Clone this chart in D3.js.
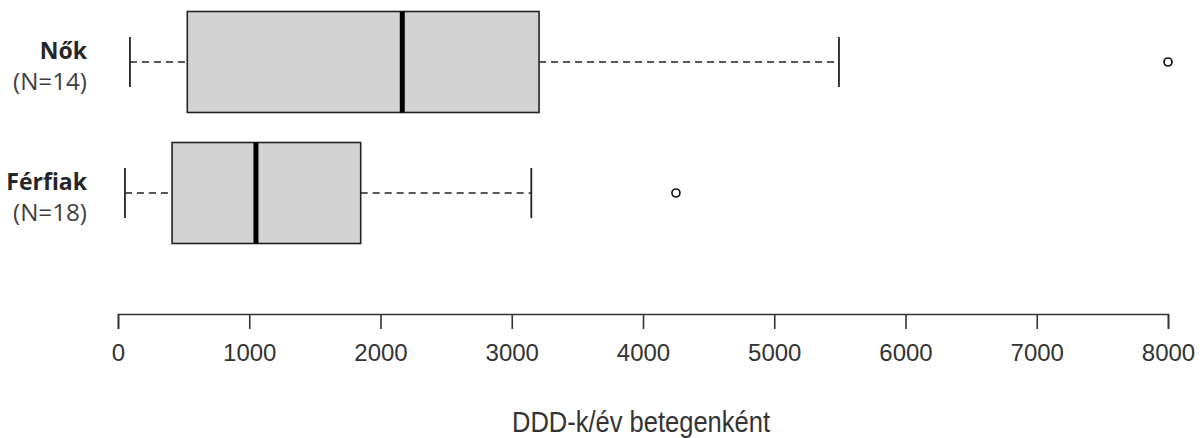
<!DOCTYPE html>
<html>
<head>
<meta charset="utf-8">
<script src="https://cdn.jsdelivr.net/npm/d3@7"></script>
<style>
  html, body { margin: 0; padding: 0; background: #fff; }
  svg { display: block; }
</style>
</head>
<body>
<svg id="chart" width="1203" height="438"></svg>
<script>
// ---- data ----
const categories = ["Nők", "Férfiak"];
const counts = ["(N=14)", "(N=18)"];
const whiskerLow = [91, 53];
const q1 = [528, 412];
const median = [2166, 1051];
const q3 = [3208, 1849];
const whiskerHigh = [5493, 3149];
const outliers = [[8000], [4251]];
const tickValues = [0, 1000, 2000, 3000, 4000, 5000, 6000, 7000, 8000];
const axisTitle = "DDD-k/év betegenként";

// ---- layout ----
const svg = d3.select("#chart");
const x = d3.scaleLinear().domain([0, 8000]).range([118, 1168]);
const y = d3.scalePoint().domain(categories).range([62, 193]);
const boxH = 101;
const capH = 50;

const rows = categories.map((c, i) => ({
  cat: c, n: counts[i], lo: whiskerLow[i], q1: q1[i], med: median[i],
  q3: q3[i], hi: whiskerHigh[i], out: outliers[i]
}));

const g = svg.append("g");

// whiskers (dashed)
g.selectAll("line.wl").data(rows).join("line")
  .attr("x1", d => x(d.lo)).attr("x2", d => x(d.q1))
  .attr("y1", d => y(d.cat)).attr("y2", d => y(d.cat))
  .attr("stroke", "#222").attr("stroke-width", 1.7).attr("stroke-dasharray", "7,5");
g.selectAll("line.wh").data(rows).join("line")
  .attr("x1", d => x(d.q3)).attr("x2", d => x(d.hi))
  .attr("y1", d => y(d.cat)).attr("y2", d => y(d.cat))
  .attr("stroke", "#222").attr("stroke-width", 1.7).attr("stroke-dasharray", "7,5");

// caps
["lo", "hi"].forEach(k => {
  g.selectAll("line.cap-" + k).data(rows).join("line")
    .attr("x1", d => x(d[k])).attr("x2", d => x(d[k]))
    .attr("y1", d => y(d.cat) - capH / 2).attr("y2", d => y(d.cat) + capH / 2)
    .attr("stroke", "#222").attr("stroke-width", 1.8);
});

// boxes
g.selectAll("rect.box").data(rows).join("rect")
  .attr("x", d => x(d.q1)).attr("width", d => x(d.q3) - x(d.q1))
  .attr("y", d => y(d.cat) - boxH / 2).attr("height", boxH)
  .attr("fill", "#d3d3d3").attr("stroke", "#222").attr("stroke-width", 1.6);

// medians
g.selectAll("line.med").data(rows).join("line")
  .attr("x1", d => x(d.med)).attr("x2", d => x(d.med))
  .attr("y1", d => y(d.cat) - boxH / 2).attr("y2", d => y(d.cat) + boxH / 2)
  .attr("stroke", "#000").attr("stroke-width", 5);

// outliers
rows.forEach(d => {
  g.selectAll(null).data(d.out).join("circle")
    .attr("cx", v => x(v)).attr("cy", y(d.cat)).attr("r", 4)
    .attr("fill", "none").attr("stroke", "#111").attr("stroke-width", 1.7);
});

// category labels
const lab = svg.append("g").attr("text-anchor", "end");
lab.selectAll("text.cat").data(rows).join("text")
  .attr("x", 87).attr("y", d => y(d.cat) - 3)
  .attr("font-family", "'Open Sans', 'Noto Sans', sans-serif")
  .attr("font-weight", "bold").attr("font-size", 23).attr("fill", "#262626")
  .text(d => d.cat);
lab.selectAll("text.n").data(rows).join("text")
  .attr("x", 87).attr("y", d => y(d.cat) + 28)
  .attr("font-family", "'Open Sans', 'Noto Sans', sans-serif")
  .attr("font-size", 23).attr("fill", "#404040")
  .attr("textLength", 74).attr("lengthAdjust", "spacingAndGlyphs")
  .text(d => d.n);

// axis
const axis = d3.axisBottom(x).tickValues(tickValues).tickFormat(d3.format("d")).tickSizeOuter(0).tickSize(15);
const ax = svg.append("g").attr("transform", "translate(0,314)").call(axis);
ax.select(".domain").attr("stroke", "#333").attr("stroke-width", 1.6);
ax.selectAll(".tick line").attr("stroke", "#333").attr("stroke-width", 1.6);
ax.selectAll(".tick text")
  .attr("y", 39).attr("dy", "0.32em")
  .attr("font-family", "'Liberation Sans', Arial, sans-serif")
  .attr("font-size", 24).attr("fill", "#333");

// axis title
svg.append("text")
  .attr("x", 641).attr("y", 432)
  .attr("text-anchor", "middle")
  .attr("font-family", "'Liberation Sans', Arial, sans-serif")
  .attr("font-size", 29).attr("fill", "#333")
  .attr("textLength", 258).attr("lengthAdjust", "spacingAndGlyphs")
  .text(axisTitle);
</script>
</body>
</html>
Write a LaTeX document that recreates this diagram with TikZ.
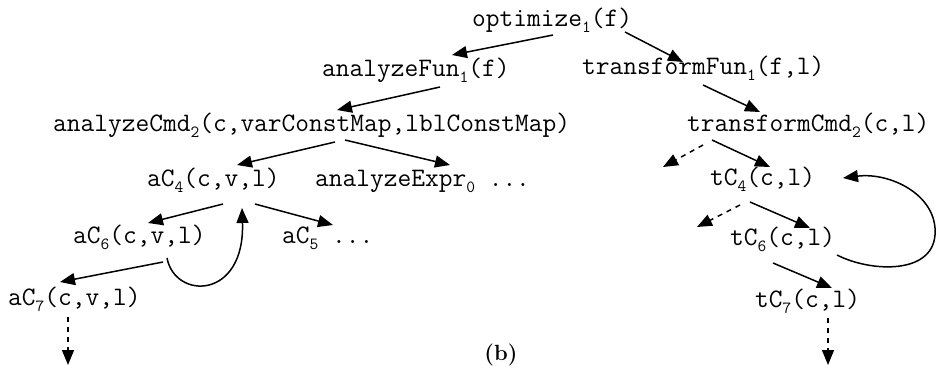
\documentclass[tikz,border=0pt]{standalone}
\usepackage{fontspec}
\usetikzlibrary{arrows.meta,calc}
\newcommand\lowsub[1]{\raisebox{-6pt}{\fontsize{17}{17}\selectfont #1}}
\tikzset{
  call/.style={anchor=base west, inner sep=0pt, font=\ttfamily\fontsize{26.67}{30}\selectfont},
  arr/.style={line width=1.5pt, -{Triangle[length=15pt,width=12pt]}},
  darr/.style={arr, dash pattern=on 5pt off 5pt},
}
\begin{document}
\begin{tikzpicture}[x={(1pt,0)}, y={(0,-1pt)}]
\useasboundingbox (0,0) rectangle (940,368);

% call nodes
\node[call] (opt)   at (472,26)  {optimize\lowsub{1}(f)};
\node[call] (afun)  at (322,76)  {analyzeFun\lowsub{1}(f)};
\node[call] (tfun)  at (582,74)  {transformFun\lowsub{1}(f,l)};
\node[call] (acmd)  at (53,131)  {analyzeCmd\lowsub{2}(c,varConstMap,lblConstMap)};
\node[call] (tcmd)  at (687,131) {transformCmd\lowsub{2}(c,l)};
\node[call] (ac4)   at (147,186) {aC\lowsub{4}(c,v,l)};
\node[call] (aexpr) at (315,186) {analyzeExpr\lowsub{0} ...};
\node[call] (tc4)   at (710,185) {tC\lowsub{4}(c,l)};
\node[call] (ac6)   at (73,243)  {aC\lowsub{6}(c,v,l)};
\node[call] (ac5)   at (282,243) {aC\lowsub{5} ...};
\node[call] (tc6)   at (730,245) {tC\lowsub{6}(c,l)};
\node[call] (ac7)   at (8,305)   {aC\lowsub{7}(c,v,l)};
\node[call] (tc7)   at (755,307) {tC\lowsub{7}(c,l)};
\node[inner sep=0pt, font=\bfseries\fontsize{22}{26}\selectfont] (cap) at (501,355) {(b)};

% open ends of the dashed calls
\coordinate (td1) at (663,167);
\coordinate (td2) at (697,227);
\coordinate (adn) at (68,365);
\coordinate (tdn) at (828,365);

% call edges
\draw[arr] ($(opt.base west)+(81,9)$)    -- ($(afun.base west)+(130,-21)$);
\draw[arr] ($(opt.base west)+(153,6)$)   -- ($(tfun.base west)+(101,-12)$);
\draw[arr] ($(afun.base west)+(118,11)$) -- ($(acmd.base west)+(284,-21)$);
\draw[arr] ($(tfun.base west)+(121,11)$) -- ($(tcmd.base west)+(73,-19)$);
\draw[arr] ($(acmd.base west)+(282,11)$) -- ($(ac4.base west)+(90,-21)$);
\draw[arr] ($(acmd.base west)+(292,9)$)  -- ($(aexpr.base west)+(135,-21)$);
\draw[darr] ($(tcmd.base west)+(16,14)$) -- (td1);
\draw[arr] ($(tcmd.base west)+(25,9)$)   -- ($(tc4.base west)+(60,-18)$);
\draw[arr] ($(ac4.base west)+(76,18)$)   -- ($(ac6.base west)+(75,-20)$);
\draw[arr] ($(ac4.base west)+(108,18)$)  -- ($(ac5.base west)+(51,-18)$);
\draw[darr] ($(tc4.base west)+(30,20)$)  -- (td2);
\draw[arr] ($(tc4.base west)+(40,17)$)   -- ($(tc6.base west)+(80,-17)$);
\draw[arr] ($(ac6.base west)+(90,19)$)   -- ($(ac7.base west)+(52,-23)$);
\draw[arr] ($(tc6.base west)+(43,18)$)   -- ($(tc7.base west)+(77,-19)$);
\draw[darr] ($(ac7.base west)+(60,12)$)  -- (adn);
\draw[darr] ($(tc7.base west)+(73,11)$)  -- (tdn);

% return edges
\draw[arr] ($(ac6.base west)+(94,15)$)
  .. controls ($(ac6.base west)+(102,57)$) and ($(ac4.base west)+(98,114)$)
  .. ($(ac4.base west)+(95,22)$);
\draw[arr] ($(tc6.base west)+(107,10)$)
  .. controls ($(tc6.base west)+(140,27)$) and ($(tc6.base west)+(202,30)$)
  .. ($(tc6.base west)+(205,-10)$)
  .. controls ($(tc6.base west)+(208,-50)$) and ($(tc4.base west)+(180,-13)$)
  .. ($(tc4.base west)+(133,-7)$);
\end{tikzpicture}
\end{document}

+ + + + + + +

_REQUIREMENTS:_ Return exactly the lines from the one with "Write a LaTeX" to the one with "(0,0) rectangle (940,368);", inclusive, and nothing else; skip the pictures.

_EXERCISE RESPONSE:_
Write a LaTeX document that recreates this diagram with TikZ.
\documentclass[tikz,border=0pt]{standalone}
\usepackage{fontspec}
\usetikzlibrary{arrows.meta,calc}
\newcommand\lowsub[1]{\raisebox{-6pt}{\fontsize{17}{17}\selectfont #1}}
\tikzset{
  call/.style={anchor=base west, inner sep=0pt, font=\ttfamily\fontsize{26.67}{30}\selectfont},
  arr/.style={line width=1.5pt, -{Triangle[length=15pt,width=12pt]}},
  darr/.style={arr, dash pattern=on 5pt off 5pt},
}
\begin{document}
\begin{tikzpicture}[x={(1pt,0)}, y={(0,-1pt)}]
\useasboundingbox (0,0) rectangle (940,368);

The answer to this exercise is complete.